TASK INSTRUCTIONS: Check every line of the entries below for the word "with", and copy the ones that have it.

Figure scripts
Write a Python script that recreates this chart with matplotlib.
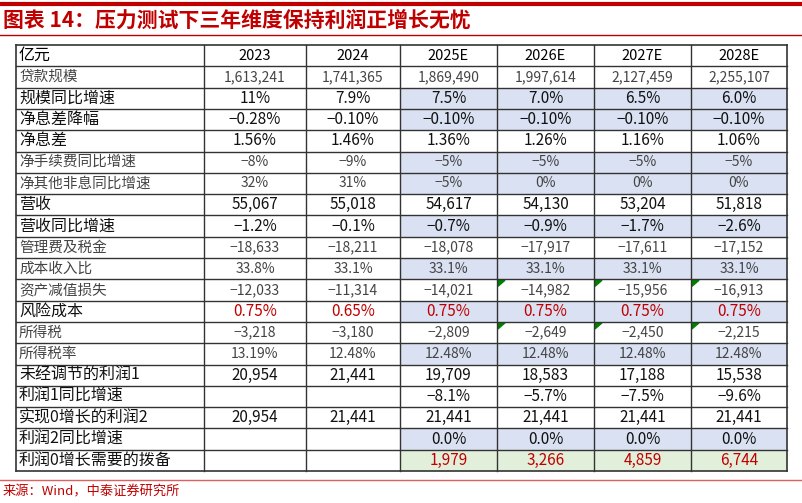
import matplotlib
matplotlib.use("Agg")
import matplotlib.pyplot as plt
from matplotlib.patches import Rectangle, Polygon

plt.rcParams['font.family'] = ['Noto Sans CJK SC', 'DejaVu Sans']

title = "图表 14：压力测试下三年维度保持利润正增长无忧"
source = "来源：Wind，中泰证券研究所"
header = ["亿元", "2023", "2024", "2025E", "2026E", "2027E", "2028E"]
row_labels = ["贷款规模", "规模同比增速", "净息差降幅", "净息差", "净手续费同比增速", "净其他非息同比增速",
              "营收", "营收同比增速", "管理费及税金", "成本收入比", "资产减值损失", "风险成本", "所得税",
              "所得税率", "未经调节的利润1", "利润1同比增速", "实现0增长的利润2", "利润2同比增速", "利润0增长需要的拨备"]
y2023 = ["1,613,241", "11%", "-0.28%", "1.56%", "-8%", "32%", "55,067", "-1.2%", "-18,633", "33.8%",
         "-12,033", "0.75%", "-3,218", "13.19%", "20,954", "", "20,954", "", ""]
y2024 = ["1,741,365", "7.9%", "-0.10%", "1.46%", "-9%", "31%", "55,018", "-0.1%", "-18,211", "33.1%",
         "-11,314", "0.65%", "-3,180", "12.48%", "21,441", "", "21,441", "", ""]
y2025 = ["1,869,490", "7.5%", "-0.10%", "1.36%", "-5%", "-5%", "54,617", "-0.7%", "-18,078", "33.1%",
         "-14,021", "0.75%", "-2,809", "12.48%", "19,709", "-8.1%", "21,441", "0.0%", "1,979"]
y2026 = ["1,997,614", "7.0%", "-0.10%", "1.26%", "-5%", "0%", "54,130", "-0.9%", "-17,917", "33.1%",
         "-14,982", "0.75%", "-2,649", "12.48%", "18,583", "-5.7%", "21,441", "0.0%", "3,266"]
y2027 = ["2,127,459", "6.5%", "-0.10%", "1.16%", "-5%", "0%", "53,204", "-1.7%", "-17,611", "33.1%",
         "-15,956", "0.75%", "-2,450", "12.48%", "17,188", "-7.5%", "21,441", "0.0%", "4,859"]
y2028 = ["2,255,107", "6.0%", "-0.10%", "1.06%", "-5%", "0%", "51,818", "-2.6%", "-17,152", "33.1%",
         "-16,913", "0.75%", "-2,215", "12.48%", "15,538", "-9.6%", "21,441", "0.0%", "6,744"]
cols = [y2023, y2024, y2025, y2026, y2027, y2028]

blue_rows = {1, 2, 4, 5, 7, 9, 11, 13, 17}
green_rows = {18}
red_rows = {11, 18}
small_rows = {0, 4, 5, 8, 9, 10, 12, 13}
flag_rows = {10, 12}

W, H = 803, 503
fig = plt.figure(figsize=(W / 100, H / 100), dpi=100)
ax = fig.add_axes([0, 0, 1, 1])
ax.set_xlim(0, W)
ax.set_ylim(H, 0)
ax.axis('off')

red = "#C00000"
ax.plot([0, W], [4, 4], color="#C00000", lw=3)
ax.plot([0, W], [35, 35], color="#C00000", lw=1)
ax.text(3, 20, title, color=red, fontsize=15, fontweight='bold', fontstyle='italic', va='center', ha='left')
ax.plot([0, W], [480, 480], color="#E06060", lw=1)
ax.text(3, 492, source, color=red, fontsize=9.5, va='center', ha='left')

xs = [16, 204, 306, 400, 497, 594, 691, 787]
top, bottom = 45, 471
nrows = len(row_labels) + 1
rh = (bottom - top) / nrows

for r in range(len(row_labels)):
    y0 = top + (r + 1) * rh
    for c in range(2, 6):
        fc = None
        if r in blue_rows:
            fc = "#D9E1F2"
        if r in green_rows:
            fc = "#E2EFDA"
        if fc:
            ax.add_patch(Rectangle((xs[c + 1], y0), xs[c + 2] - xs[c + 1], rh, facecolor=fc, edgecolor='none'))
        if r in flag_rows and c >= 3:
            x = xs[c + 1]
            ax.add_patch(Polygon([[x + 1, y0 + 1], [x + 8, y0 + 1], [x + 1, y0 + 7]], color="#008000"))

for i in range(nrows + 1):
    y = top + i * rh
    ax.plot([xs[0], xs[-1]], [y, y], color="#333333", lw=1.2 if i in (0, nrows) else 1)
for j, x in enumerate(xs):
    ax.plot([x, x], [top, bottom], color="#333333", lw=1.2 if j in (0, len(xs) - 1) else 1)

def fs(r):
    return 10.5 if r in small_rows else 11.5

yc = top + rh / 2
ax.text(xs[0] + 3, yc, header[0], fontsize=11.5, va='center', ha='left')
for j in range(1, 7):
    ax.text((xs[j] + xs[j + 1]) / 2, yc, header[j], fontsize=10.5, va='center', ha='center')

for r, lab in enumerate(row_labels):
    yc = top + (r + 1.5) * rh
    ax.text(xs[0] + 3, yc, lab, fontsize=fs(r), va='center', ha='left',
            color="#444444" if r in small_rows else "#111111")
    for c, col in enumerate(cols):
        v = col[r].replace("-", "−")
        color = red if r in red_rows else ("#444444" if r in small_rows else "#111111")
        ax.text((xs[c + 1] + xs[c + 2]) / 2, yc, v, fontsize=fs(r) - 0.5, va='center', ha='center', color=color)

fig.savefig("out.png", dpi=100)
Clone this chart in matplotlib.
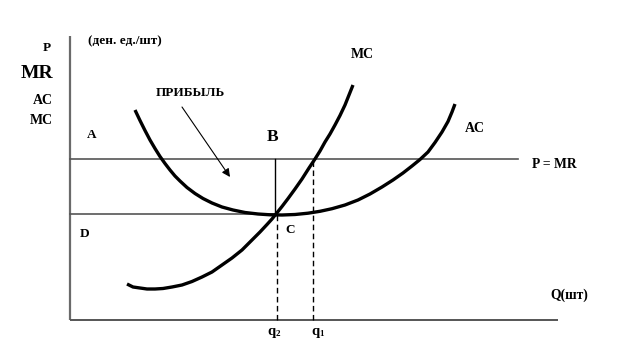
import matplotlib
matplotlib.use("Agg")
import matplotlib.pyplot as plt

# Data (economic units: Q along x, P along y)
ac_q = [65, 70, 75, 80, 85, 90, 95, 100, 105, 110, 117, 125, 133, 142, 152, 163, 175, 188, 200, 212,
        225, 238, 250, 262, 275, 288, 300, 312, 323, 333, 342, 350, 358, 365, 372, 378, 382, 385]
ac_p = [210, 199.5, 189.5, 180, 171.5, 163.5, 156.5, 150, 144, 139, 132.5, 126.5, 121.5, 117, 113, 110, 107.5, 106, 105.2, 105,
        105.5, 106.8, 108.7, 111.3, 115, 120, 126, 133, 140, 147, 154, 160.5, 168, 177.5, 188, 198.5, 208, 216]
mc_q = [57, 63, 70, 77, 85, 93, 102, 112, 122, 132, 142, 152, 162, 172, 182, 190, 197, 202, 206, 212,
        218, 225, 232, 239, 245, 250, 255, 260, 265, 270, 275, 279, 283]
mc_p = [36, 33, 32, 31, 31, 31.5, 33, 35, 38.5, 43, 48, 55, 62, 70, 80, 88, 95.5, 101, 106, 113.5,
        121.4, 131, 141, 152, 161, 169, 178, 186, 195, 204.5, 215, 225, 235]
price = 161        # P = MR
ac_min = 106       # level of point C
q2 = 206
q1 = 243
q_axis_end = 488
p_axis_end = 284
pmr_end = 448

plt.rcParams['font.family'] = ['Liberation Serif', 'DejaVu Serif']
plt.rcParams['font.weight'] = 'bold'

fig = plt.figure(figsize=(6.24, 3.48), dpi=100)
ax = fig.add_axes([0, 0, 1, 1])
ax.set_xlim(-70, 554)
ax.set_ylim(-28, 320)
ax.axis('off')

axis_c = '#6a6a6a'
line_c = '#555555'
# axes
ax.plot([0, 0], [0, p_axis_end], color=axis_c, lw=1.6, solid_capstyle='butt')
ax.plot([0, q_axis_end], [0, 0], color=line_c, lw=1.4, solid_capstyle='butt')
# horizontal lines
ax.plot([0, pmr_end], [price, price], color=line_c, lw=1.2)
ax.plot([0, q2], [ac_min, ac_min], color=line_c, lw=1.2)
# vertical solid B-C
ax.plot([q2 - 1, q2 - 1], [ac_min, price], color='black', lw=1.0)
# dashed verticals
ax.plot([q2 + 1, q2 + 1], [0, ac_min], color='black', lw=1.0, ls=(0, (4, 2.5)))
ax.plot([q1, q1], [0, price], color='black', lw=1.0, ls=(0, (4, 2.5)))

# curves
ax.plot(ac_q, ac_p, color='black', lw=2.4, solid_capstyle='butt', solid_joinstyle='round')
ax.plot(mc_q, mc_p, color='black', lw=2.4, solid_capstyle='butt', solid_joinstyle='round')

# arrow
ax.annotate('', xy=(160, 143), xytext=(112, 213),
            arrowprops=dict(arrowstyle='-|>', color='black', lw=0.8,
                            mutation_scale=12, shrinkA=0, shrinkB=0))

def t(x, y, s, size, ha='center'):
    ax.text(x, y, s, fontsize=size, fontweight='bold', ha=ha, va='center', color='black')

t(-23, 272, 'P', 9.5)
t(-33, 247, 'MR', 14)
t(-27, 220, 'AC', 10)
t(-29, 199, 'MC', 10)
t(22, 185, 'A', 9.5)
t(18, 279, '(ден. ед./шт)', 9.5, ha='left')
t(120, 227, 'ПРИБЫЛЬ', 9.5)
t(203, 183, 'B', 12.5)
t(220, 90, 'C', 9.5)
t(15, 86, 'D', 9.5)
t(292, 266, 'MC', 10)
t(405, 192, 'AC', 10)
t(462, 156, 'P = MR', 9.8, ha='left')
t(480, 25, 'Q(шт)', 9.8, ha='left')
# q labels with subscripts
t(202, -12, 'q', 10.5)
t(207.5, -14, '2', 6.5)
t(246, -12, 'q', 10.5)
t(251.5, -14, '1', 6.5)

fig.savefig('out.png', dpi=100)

SOLUTION FOR THIS TASK:
Write a Python script that recreates this chart with matplotlib.
# q labels with subscripts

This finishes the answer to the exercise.